Si tratta di due ex carabinieri al tempo in servizio alla caserma di Alfonsine: il 59enne Angelo del Dotto di Ascoli Piceno (avvocato Gianluca Silenzi) e il 58enne Orazio Tasca, originario di Gela (Caltanissetta) ma da anni residente a Pavia (avvocato Luca Orsini). E dell’idraulico del paese: il 67enne Alfredo Tarroni (avvocato Andrea Maestri). Parte civile, oltre ai familiari del defunto, figura il nuovo sindacato carabinieri (Nsc) con l’avvocato Maria Grazia Russo. In particolare la Corte bolognese vuole capire se chi aveva realizzato le telefonate estorsive alla famiglia Minguzzi, possa o meno essere identificabile in Tasca attraverso la comparazione delle registrazioni della voce dell’imputato provenienti dal processo per la tentata estorsione, sempre da 300 mila euro, a un altro imprenditore ortofrutticolo della zona, Contarini.

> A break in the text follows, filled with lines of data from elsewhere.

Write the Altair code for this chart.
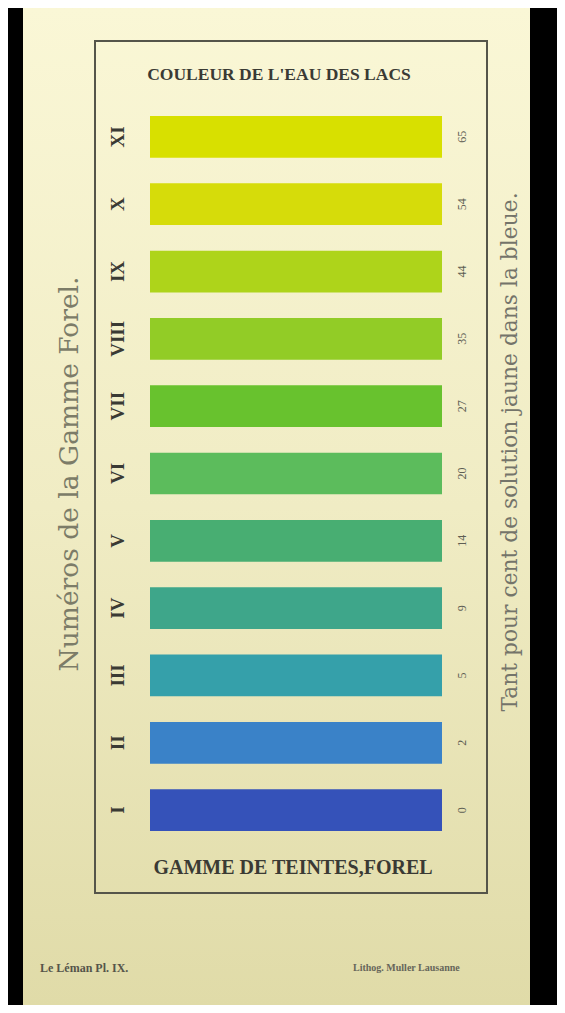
import altair as alt
import pandas as pd

# Forel colour scale: numerals, percent of yellow solution in blue, swatch colours
numerals = ["I", "II", "III", "IV", "V", "VI", "VII", "VIII", "IX", "X", "XI"]
percents = [0, 2, 5, 9, 14, 20, 27, 35, 44, 54, 65]
colors = ["#3552b9", "#3a82c8", "#35a0aa", "#3ea68a", "#48ae72", "#5cbc5c",
          "#68c22e", "#92cc26", "#aed41a", "#d6dc0a", "#d8e000"]

title_top = "COULEUR DE L'EAU DES LACS"
title_bottom = "GAMME DE TEINTES,FOREL"
label_left = "Numéros de la Gamme Forel."
label_right = "Tant pour cent de solution jaune dans la bleue."
foot_left = "Le Léman Pl. IX."
foot_right = "Lithog. Muller Lausanne"

df = pd.DataFrame({"numeral": numerals, "percent": percents})
order_top_down = list(reversed(numerals))

one = alt.Data(values=[{"k": 0}])

paper = alt.Chart(one).mark_rect(
    color=alt.LinearGradient(
        gradient="linear",
        stops=[alt.GradientStop(color="#faf7d6", offset=0),
               alt.GradientStop(color="#f0ecc4", offset=0.5),
               alt.GradientStop(color="#e0dba8", offset=1)],
        x1=0, x2=0, y1=0, y2=1)
).encode(x=alt.value(15), x2=alt.value(522), y=alt.value(0), y2=alt.value(997))

frame = alt.Chart(one).mark_rect(
    fillOpacity=0, stroke="#55554a", strokeWidth=2
).encode(x=alt.value(87), x2=alt.value(479), y=alt.value(33), y2=alt.value(885))

yscale = alt.Scale(domain=order_top_down, range=[108, 823],
                   paddingInner=0.38, paddingOuter=0)

base = alt.Chart(df)

bars = base.mark_rect().encode(
    y=alt.Y("numeral:N", scale=yscale, axis=None, sort=order_top_down),
    x=alt.value(142), x2=alt.value(434),
    color=alt.Color("numeral:N", scale=alt.Scale(domain=numerals, range=colors), legend=None),
)

roman = base.mark_text(
    font="Liberation Serif", fontWeight="bold", fontSize=19, angle=270,
    color="#3a3a34", baseline="middle", align="center"
).encode(
    y=alt.Y("numeral:N", scale=yscale, axis=None, sort=order_top_down),
    x=alt.value(110),
    text="numeral:N",
)

pct = base.mark_text(
    font="Liberation Serif", fontSize=12, angle=270,
    color="#5e5e54", baseline="middle", align="center"
).encode(
    y=alt.Y("numeral:N", scale=yscale, axis=None, sort=order_top_down),
    x=alt.value(454),
    text="percent:Q",
)

def label(txt, x, y, size, angle=0, weight="normal", color="#3a3a34", font="Liberation Serif", align="center"):
    return alt.Chart(one).mark_text(
        text=txt, font=font, fontSize=size, angle=angle, fontWeight=weight,
        color=color, baseline="middle", align=align
    ).encode(x=alt.value(x), y=alt.value(y))

t1 = label(title_top, 271, 67, 17.5, weight="bold")
t2 = label(title_bottom, 285, 860, 20, weight="bold")
l1 = label(label_left, 62, 466, 26.5, angle=270, color="#7c7c68", font="DejaVu Serif")
l2 = label(label_right, 502, 444, 21.8, angle=270, color="#74746a", font="DejaVu Serif")
f1 = label(foot_left, 32, 960, 12, weight="bold", color="#55554a", align="left")
f2 = label(foot_right, 345, 960, 10, weight="bold", color="#66665a", align="left")

chart = alt.layer(paper, frame, bars, roman, pct, t1, t2, l1, l2, f1, f2).properties(
    width=549, height=997, padding=0
).configure(background="black").configure_view(strokeWidth=0)

chart.save("out.html", embed_options={"renderer": "svg", "actions": False})
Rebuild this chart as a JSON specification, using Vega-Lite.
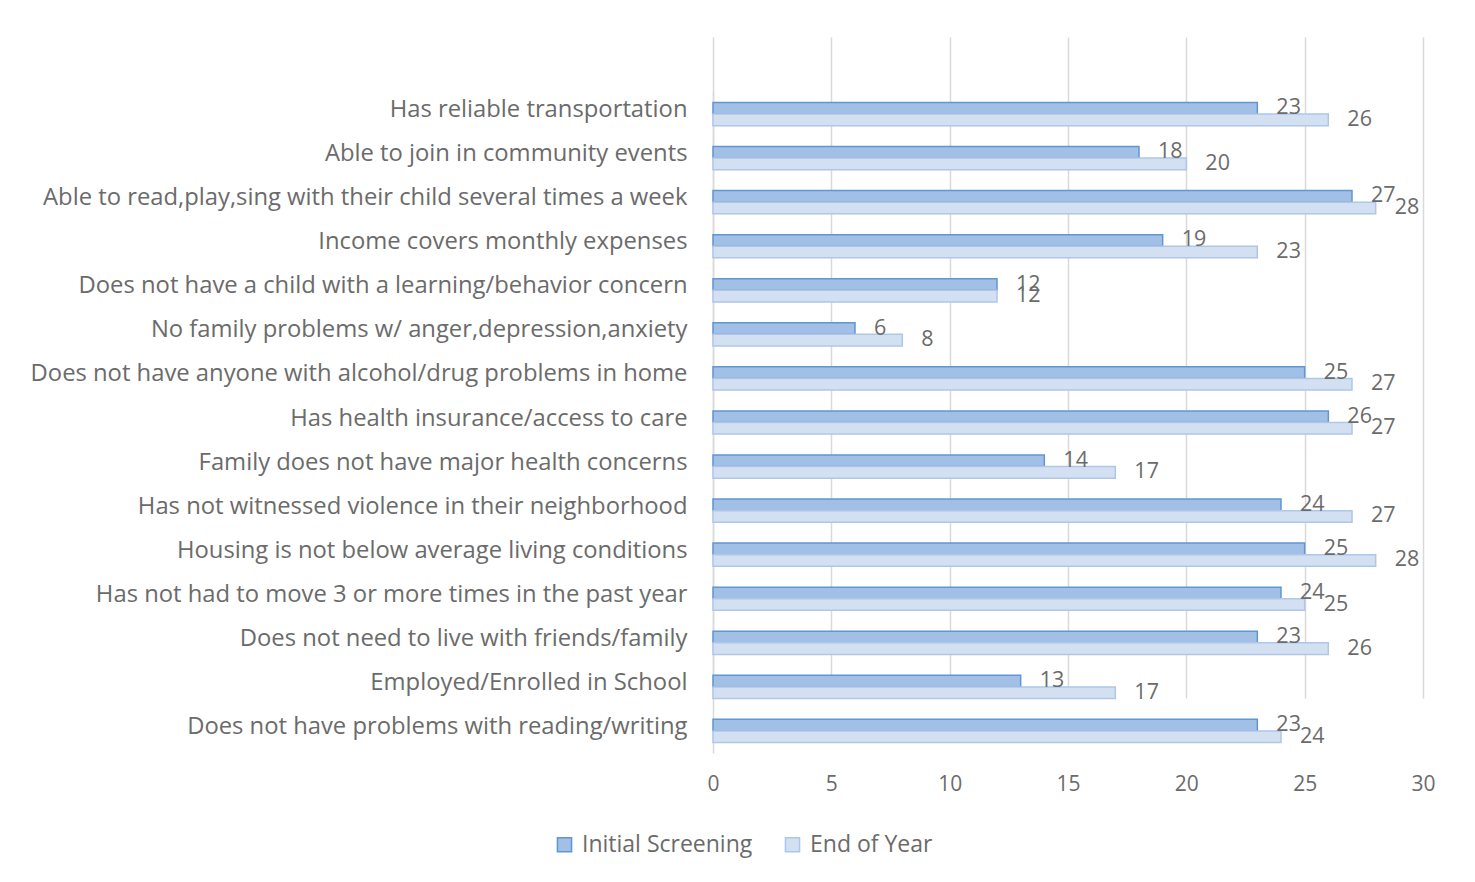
{
  "$schema": "https://vega.github.io/schema/vega-lite/v6.json",
  "autosize": "none",
  "padding": {"left": 713, "top": 42, "right": 52, "bottom": 134},
  "width": 710,
  "height": 706,
  "background": "white",
  "config": {
    "font": "Open Sans",
    "view": {"stroke": null},
    "text": {"font": "Open Sans"}
  },
  "data": {
    "values": [
      {"item": "Has reliable transportation", "series": "Initial Screening", "value": 23},
      {"item": "Has reliable transportation", "series": "End of Year", "value": 26},
      {"item": "Able to join in community events", "series": "Initial Screening", "value": 18},
      {"item": "Able to join in community events", "series": "End of Year", "value": 20},
      {"item": "Able to read,play,sing with their child several times a week", "series": "Initial Screening", "value": 27},
      {"item": "Able to read,play,sing with their child several times a week", "series": "End of Year", "value": 28},
      {"item": "Income covers monthly expenses", "series": "Initial Screening", "value": 19},
      {"item": "Income covers monthly expenses", "series": "End of Year", "value": 23},
      {"item": "Does not have a child with a learning/behavior concern", "series": "Initial Screening", "value": 12},
      {"item": "Does not have a child with a learning/behavior concern", "series": "End of Year", "value": 12},
      {"item": "No family problems w/ anger,depression,anxiety", "series": "Initial Screening", "value": 6},
      {"item": "No family problems w/ anger,depression,anxiety", "series": "End of Year", "value": 8},
      {"item": "Does not have anyone with alcohol/drug problems in home", "series": "Initial Screening", "value": 25},
      {"item": "Does not have anyone with alcohol/drug problems in home", "series": "End of Year", "value": 27},
      {"item": "Has health insurance/access to care", "series": "Initial Screening", "value": 26},
      {"item": "Has health insurance/access to care", "series": "End of Year", "value": 27},
      {"item": "Family does not have major health concerns", "series": "Initial Screening", "value": 14},
      {"item": "Family does not have major health concerns", "series": "End of Year", "value": 17},
      {"item": "Has not witnessed violence in their neighborhood", "series": "Initial Screening", "value": 24},
      {"item": "Has not witnessed violence in their neighborhood", "series": "End of Year", "value": 27},
      {"item": "Housing is not below average living conditions", "series": "Initial Screening", "value": 25},
      {"item": "Housing is not below average living conditions", "series": "End of Year", "value": 28},
      {"item": "Has not had to move 3 or more times in the past year", "series": "Initial Screening", "value": 24},
      {"item": "Has not had to move 3 or more times in the past year", "series": "End of Year", "value": 25},
      {"item": "Does not need to live with friends/family", "series": "Initial Screening", "value": 23},
      {"item": "Does not need to live with friends/family", "series": "End of Year", "value": 26},
      {"item": "Employed/Enrolled in School", "series": "Initial Screening", "value": 13},
      {"item": "Employed/Enrolled in School", "series": "End of Year", "value": 17},
      {"item": "Does not have problems with reading/writing", "series": "Initial Screening", "value": 23},
      {"item": "Does not have problems with reading/writing", "series": "End of Year", "value": 24}
    ]
  },
  "encoding": {
    "y": {
      "field": "item",
      "type": "nominal",
      "sort": null,
      "scale": {"range": [50, 711], "paddingInner": 0, "paddingOuter": 0},
      "axis": {
        "title": null,
        "ticks": false,
        "domain": true,
        "domainColor": "#d9d9d9",
        "domainWidth": 1.5,
        "labelPadding": 26,
        "labelOffset": -4,
        "labelFontSize": 23.8,
        "labelColor": "#6b6b6b",
        "labelLimit": 900,
        "labelFont": "Open Sans"
      }
    },
    "x": {
      "field": "value",
      "type": "quantitative",
      "scale": {"domain": [0, 30], "nice": false},
      "axis": {
        "title": null,
        "values": [0, 5, 10, 15, 20, 25, 30],
        "grid": true,
        "gridColor": "#d9d9d9",
        "gridWidth": 1.5,
        "domain": false,
        "ticks": false,
        "labelFlush": false,
        "labelPadding": 25,
        "labelFontSize": 21,
        "labelColor": "#6b6b6b",
        "labelFont": "Open Sans"
      }
    },
    "yOffset": {
      "field": "series",
      "type": "nominal",
      "sort": ["Initial Screening", "End of Year"],
      "scale": {"paddingInner": 0, "paddingOuter": 0.9}
    }
  },
  "layer": [
    {
      "mark": {"type": "bar", "strokeWidth": 1.5},
      "encoding": {
        "color": {
          "field": "series",
          "type": "nominal",
          "sort": ["Initial Screening", "End of Year"],
          "scale": {"domain": ["Initial Screening", "End of Year"], "range": ["#a2bfe5", "#d3e0f2"]},
          "legend": {
            "title": null,
            "orient": "none",
            "legendX": -160,
            "legendY": 791,
            "direction": "horizontal",
            "symbolType": "square",
            "symbolSize": 200,
            "symbolStrokeWidth": 1.5,
            "labelFontSize": 23,
            "labelColor": "#6b6b6b",
            "labelFont": "Open Sans",
            "labelLimit": 400,
            "columnPadding": 28,
            "labelOffset": 6
          }
        },
        "stroke": {
          "field": "series",
          "type": "nominal",
          "sort": ["Initial Screening", "End of Year"],
          "scale": {"domain": ["Initial Screening", "End of Year"], "range": ["#5f97d3", "#afc6e8"]},
          "legend": null
        }
      }
    },
    {
      "mark": {"type": "text", "align": "left", "baseline": "middle", "dx": 19, "fontSize": 21.5, "color": "#6b6b6b", "font": "Open Sans"},
      "encoding": {
        "text": {"field": "value", "type": "quantitative"}
      }
    }
  ]
}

La Corte ha in particolare chiesto espressamente di indicare quali siano i criteri che i periti utilizzeranno. Il nuovo presidente della Corte, il giudice Domenico Stigliano, ha invitato i periti e i consulenti di parte alla massima collaborazione e lealtà al fine di raggiungere il fine ultimo comune a tutti: che è quello del perseguimento della verità. Le operazioni inizieranno il 4 novembre, data entro la quale anche Nsc avrà facoltà di nominare propri consulenti tecnici. I periti individuati dalla Corte sono l’ingegnere informatico Sebastiano Battiato (università di Catania) e la professoressa Chiara Meluzzi (università statale di Milano), linguista.

La scelta di quest’ultima è stata dettata dalla volontà della Corte di esplorare anche la possibile individuazione del dialetto di provenienza dell’estorsore, già indicata, genericamente nelle perizie di primo grado, in quella siciliana. Il termine per il deposito della perizia è di giorni 90. L’udienza per l’esame dei periti è stata fissata per il 10 febbraio. Ulteriore udienza istruttoria è stata fissata per il 17 febbraio. Nelle motivazioni di assoluzione, l’allora presidente della Corte d’Assise di Ravenna, il giudice Michele Leoni oggi in pensione, aveva scritto che si era trattato di “un omicidio di stampo mafioso”, un “classico esempio di lupara bianca”.

Tanto che l’eliminazione del ragazzo “avvenne con un rituale simbolico e tipico delle vicende di mafia”. E in quanto al riscatto, la spiegazione poteva celarsi dietro alla volontà di “infliggere alla famiglia un ulteriore pregiudizio” o a mero sciacallaggio. Di sicuro chi aveva rapito Minguzzi, aveva continuato per tutti il tempo a chiedere il riscatto ben sapendo che il ragazzo fosse già morto. Durante il processo di primo grado, il consulente nominato dal pm Marilù Gattelli, l’ingegnere Sergio Civino, era giunto alla conclusione di una forte corrispondenza tra la voce del telefonista e quella di Tasca. Il perito nominato dalla Corte d’Assise, il professor Luciano Romito, si era invece espresso escludendo categoricamente Tasca.